>> begin Collected material

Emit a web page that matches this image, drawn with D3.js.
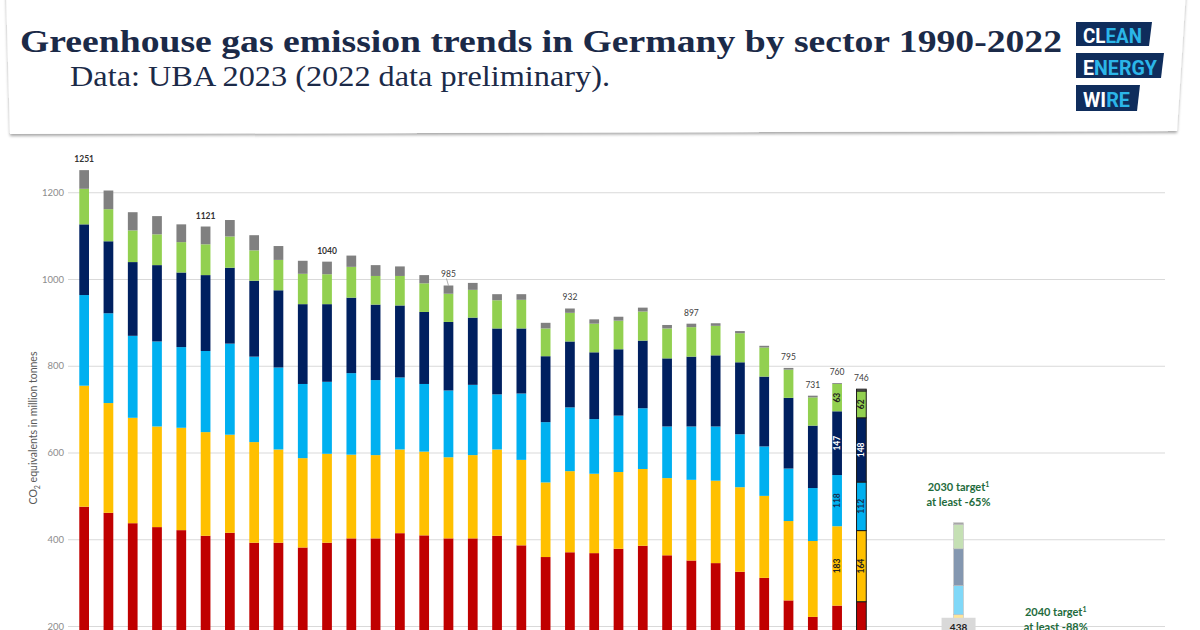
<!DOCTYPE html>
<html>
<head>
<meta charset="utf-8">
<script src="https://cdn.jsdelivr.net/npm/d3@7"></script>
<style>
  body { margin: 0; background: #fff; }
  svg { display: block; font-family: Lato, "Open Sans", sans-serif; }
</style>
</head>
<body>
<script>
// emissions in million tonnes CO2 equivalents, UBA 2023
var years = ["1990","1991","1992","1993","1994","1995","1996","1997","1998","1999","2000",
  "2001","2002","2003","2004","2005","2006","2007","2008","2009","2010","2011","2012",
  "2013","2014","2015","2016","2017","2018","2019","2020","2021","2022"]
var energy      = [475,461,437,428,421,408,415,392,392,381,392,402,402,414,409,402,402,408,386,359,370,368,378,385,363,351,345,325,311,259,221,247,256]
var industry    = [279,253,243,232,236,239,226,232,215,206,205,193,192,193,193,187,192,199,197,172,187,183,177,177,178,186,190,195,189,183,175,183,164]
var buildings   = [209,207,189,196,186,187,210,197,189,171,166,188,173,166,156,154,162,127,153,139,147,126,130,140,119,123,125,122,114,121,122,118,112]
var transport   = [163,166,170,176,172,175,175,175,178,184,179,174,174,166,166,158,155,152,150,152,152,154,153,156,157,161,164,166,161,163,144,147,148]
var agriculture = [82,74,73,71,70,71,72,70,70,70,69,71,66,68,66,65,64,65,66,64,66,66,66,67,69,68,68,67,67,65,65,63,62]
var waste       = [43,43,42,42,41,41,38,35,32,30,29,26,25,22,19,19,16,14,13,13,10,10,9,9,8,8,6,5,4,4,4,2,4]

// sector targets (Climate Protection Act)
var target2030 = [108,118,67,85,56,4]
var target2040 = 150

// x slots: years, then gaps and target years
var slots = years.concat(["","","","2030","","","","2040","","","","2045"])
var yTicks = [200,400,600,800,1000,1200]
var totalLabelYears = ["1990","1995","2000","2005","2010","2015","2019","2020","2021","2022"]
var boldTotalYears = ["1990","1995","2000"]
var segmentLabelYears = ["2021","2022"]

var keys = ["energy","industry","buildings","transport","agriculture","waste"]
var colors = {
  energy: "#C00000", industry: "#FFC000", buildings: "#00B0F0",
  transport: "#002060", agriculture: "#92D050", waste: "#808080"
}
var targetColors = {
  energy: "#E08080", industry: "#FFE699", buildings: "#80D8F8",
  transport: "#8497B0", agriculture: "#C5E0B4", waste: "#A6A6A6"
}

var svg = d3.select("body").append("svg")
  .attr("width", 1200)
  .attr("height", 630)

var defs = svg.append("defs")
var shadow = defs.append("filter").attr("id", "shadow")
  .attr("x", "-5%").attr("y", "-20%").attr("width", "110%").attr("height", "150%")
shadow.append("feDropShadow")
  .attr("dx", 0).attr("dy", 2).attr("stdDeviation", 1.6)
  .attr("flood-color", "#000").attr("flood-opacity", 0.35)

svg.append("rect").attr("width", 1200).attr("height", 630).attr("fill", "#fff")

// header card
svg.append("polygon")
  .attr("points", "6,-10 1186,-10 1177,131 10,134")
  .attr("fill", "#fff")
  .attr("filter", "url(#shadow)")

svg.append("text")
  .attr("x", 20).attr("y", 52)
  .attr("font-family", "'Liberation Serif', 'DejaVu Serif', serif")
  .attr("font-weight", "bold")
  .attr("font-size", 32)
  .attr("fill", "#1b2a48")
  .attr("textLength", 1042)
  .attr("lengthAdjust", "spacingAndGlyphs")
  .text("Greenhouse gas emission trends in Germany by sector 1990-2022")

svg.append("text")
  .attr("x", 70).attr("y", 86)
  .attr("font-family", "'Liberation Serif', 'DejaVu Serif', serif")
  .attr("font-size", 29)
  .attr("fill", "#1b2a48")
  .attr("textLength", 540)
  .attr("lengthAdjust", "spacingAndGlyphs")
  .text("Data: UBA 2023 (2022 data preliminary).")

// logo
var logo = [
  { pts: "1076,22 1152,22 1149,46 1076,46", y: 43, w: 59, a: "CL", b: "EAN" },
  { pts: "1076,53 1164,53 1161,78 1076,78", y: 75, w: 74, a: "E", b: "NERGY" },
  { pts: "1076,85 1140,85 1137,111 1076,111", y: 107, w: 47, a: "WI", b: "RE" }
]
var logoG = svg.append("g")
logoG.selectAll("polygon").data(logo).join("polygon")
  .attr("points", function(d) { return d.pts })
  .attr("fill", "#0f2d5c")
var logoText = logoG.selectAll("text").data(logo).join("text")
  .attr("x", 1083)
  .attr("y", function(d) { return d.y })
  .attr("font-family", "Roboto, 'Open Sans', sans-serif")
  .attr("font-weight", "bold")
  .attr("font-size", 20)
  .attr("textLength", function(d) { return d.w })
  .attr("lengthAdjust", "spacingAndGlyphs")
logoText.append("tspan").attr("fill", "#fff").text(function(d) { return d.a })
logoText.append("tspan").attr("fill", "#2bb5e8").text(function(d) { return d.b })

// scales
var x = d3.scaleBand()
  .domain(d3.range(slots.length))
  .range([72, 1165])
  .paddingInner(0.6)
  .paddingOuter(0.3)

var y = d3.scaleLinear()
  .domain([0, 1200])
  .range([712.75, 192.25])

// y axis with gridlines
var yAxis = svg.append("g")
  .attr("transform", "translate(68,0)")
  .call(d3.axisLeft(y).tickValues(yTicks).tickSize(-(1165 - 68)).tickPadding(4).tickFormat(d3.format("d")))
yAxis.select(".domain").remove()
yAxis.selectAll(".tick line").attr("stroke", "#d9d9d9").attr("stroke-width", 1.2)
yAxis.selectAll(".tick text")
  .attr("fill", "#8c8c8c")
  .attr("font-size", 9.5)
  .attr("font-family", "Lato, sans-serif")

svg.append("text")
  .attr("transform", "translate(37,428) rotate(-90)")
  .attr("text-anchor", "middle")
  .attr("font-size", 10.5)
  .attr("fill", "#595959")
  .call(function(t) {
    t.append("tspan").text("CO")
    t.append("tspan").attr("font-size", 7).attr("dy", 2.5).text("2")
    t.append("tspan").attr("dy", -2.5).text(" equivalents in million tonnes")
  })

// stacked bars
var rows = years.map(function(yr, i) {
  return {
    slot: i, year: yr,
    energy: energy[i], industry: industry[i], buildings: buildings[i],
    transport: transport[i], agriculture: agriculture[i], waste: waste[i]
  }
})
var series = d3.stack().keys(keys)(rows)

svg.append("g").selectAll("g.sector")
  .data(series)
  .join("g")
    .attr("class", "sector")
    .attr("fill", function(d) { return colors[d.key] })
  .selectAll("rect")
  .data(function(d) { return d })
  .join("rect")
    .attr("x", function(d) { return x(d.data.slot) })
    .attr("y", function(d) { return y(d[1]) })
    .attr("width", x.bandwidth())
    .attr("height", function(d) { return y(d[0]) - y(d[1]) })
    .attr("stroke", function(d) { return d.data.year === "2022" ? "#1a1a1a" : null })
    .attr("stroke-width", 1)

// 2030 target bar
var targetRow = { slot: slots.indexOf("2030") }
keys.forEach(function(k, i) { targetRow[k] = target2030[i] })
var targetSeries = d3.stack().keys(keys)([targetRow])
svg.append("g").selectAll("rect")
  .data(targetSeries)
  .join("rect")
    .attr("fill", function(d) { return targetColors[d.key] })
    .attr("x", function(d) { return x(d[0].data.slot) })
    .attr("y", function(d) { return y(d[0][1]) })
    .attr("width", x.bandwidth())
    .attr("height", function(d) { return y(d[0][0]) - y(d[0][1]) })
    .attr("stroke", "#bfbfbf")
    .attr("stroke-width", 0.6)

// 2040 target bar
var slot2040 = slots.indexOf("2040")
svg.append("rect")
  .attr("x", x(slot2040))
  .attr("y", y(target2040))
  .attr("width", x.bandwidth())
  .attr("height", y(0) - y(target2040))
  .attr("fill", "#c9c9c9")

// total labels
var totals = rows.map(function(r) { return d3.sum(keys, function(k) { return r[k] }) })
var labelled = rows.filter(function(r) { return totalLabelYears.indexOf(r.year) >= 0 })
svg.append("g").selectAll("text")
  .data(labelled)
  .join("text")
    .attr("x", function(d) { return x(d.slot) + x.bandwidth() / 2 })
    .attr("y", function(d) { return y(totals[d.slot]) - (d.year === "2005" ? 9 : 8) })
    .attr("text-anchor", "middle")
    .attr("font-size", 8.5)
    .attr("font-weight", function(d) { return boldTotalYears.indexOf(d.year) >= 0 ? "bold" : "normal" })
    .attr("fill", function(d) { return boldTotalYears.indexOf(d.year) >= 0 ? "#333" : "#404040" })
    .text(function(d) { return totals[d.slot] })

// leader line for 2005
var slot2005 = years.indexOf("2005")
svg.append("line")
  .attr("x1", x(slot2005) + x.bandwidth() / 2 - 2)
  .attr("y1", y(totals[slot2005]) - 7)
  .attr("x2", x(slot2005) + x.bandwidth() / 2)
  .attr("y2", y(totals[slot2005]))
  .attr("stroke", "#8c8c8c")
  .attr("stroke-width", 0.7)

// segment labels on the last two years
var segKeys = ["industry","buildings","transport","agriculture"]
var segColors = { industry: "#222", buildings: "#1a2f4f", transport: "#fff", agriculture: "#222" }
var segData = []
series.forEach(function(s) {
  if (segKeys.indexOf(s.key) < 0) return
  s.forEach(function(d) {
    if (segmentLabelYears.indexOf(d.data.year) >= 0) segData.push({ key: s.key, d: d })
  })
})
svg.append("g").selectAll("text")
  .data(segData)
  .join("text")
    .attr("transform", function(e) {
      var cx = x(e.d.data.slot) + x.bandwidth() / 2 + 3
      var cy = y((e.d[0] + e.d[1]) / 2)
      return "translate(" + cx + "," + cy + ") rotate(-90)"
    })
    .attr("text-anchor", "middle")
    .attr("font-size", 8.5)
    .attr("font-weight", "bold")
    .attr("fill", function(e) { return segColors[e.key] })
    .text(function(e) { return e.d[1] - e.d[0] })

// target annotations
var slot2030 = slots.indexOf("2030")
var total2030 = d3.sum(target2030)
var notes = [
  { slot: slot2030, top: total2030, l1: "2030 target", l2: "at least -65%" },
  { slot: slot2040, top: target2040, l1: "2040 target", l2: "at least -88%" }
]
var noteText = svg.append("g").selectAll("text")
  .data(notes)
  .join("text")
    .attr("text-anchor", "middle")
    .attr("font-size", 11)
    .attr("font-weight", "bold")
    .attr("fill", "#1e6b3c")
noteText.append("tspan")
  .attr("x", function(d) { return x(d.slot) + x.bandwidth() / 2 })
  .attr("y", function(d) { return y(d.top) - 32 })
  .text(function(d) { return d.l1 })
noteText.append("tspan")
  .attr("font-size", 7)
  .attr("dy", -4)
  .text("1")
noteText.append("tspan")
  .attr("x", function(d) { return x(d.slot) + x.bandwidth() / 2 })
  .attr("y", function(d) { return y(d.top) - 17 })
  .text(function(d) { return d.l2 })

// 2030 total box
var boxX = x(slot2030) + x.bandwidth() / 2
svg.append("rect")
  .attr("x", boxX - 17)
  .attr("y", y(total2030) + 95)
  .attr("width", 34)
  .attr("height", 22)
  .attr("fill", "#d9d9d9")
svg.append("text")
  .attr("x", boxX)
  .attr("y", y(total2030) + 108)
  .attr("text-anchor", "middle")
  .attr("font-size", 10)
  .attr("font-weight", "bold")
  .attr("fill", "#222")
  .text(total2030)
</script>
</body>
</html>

>> end Collected material

> _To be done_
Extract, from the listing above, every line where the string "with" occurs.

> _Result for this exercise_
Emit a web page that matches this image, drawn with D3.js.
// y axis with gridlines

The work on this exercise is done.